What you should do
Find every line with the word "this". Copy those lines.

The data
* START *

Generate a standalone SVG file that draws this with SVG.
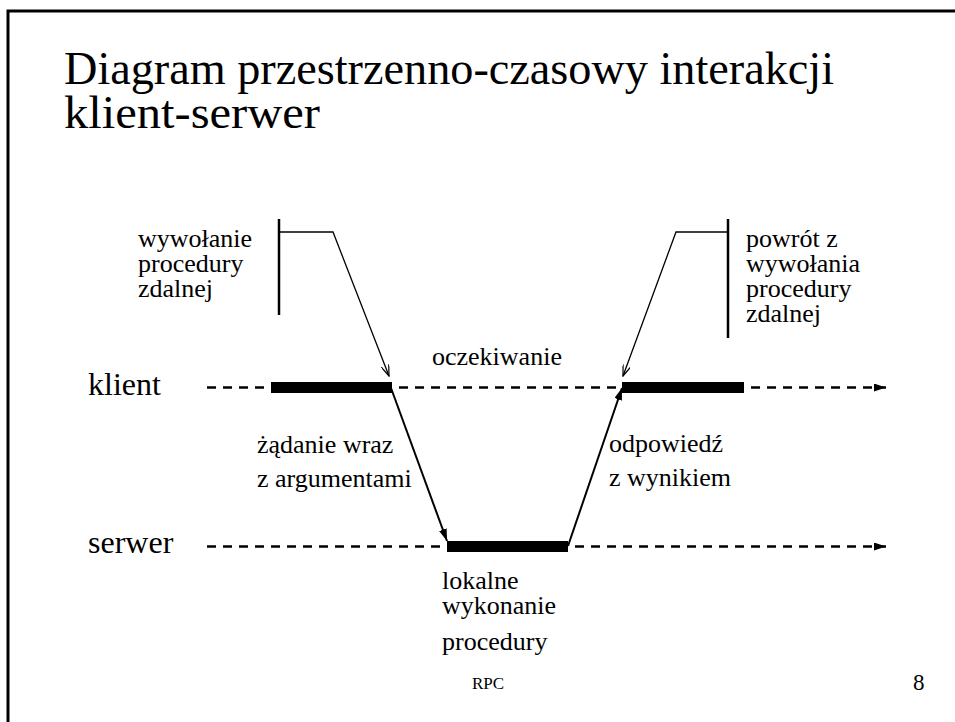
<svg xmlns="http://www.w3.org/2000/svg" width="955" height="722" viewBox="0 0 955 722">
<style>
.t{font-family:"Liberation Serif","Times New Roman",serif;fill:#000}
.title{font-size:46px}
.lbl{font-size:32px}
.body{font-size:26px}
.small{font-size:17px}
.num{font-size:23px}
.dash{stroke:#000;stroke-width:2.5;stroke-dasharray:9 7;fill:none}
.bar{fill:#000}
.thin{stroke:#000;stroke-width:1.3;fill:none}
.msg{stroke:#000;stroke-width:2;fill:none}
.vert{stroke:#000;stroke-width:2.5}
</style>
<defs>
<marker id="fill" viewBox="0 0 12 8" refX="12" refY="4" markerWidth="12" markerHeight="8" orient="auto" markerUnits="userSpaceOnUse"><path d="M0,0 L12,4 L0,8 z" fill="#000"/></marker>
<marker id="open" viewBox="0 0 12 8" refX="11" refY="4" markerWidth="12" markerHeight="8" orient="auto" markerUnits="userSpaceOnUse"><path d="M0,0 L11,4 L0,8" fill="none" stroke="#000" stroke-width="1.2"/></marker>
</defs>
<rect width="955" height="722" fill="#fff"/>
<path d="M8 722 V11 H955" fill="none" stroke="#000" stroke-width="3"/>
<g id="title">
<text class="t title" x="64" y="84" textLength="770" lengthAdjust="spacingAndGlyphs">Diagram przestrzenno-czasowy interakcji</text>
<text class="t title" x="64" y="128" textLength="256" lengthAdjust="spacingAndGlyphs">klient-serwer</text>
</g>
<g id="klient">
<text class="t lbl" x="88" y="395">klient</text>
<line class="dash" x1="207" y1="387.5" x2="886" y2="387.5" marker-end="url(#fill)"/>
<rect class="bar" x="271" y="382" width="121" height="11"/>
<rect class="bar" x="622" y="382" width="122" height="11"/>
</g>
<g id="serwer">
<text class="t lbl" x="88" y="553">serwer</text>
<line class="dash" x1="207" y1="546.5" x2="886" y2="546.5" marker-end="url(#fill)"/>
<rect class="bar" x="447" y="541" width="121" height="11"/>
</g>
<g id="connectors">
<line class="msg" x1="391" y1="388" x2="447" y2="541" marker-end="url(#fill)"/>
<line class="msg" x1="568" y1="546" x2="622" y2="388" marker-end="url(#fill)"/>
<line class="vert" x1="279" y1="219" x2="279" y2="315"/>
<polyline class="thin" points="279,232 333,232 389,376" marker-end="url(#open)"/>
<line class="vert" x1="728" y1="219" x2="728" y2="338"/>
<polyline class="thin" points="728,232 676,232 623,376" marker-end="url(#open)"/>
</g>
<g id="call">
<text class="t body" x="138" y="247">wywołanie</text>
<text class="t body" x="138" y="272">procedury</text>
<text class="t body" x="138" y="297">zdalnej</text>
</g>
<g id="return">
<text class="t body" x="746" y="247">powrót z</text>
<text class="t body" x="746" y="272">wywołania</text>
<text class="t body" x="746" y="297">procedury</text>
<text class="t body" x="746" y="322">zdalnej</text>
</g>
<g id="wait">
<text class="t body" x="432" y="365">oczekiwanie</text>
</g>
<g id="request">
<text class="t body" x="257" y="453">żądanie wraz</text>
<text class="t body" x="257" y="487">z argumentami</text>
</g>
<g id="response">
<text class="t body" x="609" y="452">odpowiedź</text>
<text class="t body" x="609" y="486">z wynikiem</text>
</g>
<g id="local">
<text class="t body" x="442" y="589">lokalne</text>
<text class="t body" x="442" y="614">wykonanie</text>
<text class="t body" x="442" y="650">procedury</text>
</g>
<g id="footer">
<text class="t small" x="472" y="689">RPC</text>
<text class="t num" x="913" y="690">8</text>
</g>
</svg>
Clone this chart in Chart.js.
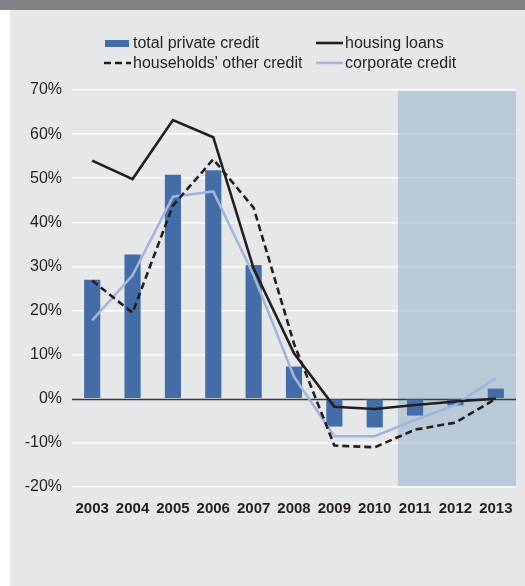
<!DOCTYPE html>
<html>
<head>
<meta charset="utf-8">
<script src="https://cdn.jsdelivr.net/npm/chart.js@4/dist/chart.umd.min.js"></script>
<style>
  body { margin: 0; background: #fff; font-family: "Liberation Sans", Arial, sans-serif; }
  #band { position: absolute; left: 0; top: 0; width: 525px; height: 10px; background: #808285; }
  #panel { position: absolute; left: 10px; top: 10px; width: 515px; height: 576px; background: #e6e7e8; }
  #report { position: absolute; left: 0; top: 0; }
  #legend { position: absolute; left: 104px; top: 33px; display: grid; grid-template-columns: 212px auto; row-gap: 1px; }
  .item { display: flex; align-items: center; height: 19px; font-size: 16px; color: #231f20; white-space: nowrap; }
  .item svg { margin-right: 2px; }
</style>
</head>
<body>
<div id="band"></div>
<div id="panel"></div>
<canvas id="report" width="525" height="586"></canvas>
<div id="legend"></div>
<script>
const years = ['2003', '2004', '2005', '2006', '2007', '2008', '2009', '2010', '2011', '2012', '2013'];
const totalPrivate = [27, 32.7, 50.8, 51.8, 30.3, 7.3, -6.3, -6.5, -3.8, -1.5, 2.3];
const housingLoans = [54, 49.8, 63.2, 59.3, 29.5, 10.3, -1.8, -2.3, -1.4, -0.6, 0];
const householdsOther = [26.8, 19.5, 43.8, 54.3, 43.3, 12.5, -10.6, -11, -7, -5.4, 0];
const corporate = [17.8, 28, 45.8, 47, 28, 5, -8.5, -8.5, -4.8, -1.4, 4.7];
const yTicks = [-20, -10, 0, 10, 20, 30, 40, 50, 60, 70];
const shadeFrom = '2011';

// shaded forecast area + zero line, drawn over the grid but under the data
const shade = {
    id: 'shade',
    beforeDatasetsDraw(chart) {
        const { ctx, chartArea, scales } = chart;
        const i = years.indexOf(shadeFrom);
        const left = (scales.x.getPixelForValue(i - 1) + scales.x.getPixelForValue(i)) / 2 + 3;
        const top = scales.y.getPixelForValue(yTicks[yTicks.length - 1]) + 1;
        const bottom = scales.y.getPixelForValue(yTicks[0]) - 1;
        ctx.save();
        ctx.fillStyle = 'rgba(155,181,205,0.6)';
        ctx.fillRect(left, top, chartArea.right - left, bottom - top);
        const y0 = Math.round(scales.y.getPixelForValue(0)) + 0.5;
        ctx.strokeStyle = '#3a3a3a';
        ctx.lineWidth = 1.5;
        ctx.beginPath();
        ctx.moveTo(chartArea.left, y0);
        ctx.lineTo(chartArea.right, y0);
        ctx.stroke();
        ctx.restore();
    }
};

const chart = new Chart(document.getElementById('report'), {
    type: 'bar',
    data: {
        labels: years,
        datasets: [{
            type: 'bar',
            label: 'total private credit',
            data: totalPrivate,
            backgroundColor: '#446ca6',
            categoryPercentage: 1,
            barPercentage: 0.4,
            order: 5
        }, {
            type: 'line',
            label: 'housing loans',
            data: housingLoans,
            borderColor: '#231f20',
            borderWidth: 2.6,
            pointRadius: 0,
            tension: 0,
            order: 1
        }, {
            type: 'line',
            label: "households' other credit",
            data: householdsOther,
            borderColor: '#231f20',
            borderWidth: 2.6,
            borderDash: [7, 4],
            pointRadius: 0,
            tension: 0,
            order: 2
        }, {
            type: 'line',
            label: 'corporate credit',
            data: corporate,
            borderColor: '#a3b5dc',
            borderWidth: 2.6,
            pointRadius: 0,
            tension: 0,
            order: 3
        }]
    },
    options: {
        responsive: false,
        animation: false,
        layout: { padding: { left: 0, right: 9, top: 90, bottom: 59 } },
        plugins: { legend: { display: false }, tooltip: { enabled: false } },
        scales: {
            x: {
                grid: { display: false },
                border: { display: false },
                ticks: {
                    color: '#231f20',
                    padding: 5,
                    maxRotation: 0,
                    font: { family: '"Liberation Sans", Arial, sans-serif', size: 15, weight: 'bold' }
                },
                afterFit(scale) { scale.height = 40; }
            },
            y: {
                min: yTicks[0],
                max: yTicks[yTicks.length - 1],
                afterBuildTicks(scale) { scale.ticks = yTicks.map(v => ({ value: v })); },
                grid: {
                    drawTicks: false,
                    lineWidth: 1.5,
                    color: c => c.tick && c.tick.value === 0 ? 'rgba(0,0,0,0)' : '#ffffff'
                },
                border: { display: false },
                ticks: {
                    color: '#231f20',
                    padding: 10,
                    font: { family: '"Liberation Sans", Arial, sans-serif', size: 16 },
                    callback: v => v + '%'
                },
                afterFit(scale) { scale.width = 72; }
            }
        }
    },
    plugins: [shade]
});

// html legend, two columns like the original
const legend = document.getElementById('legend');
const order = [0, 1, 2, 3];
order.forEach(idx => {
    const ds = chart.data.datasets[idx];
    let mark;
    if (ds.type === 'bar') {
        mark = '<svg width="27" height="10"><rect x="1" y="2" width="24" height="7" fill="' + ds.backgroundColor + '"/></svg>';
    } else {
        const dash = ds.borderDash ? ' stroke-dasharray="' + ds.borderDash.join(',') + '"' : '';
        mark = '<svg width="27" height="10"><line x1="0" y1="5" x2="27" y2="5" stroke="' + ds.borderColor + '" stroke-width="' + ds.borderWidth + '"' + dash + '/></svg>';
    }
    const el = document.createElement('div');
    el.className = 'item';
    el.innerHTML = mark + '<span>' + ds.label + '</span>';
    legend.appendChild(el);
});
</script>
</body>
</html>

* END *

Correct output
Generate a standalone SVG file that draws this with SVG.
Clone this chart in Chart.js.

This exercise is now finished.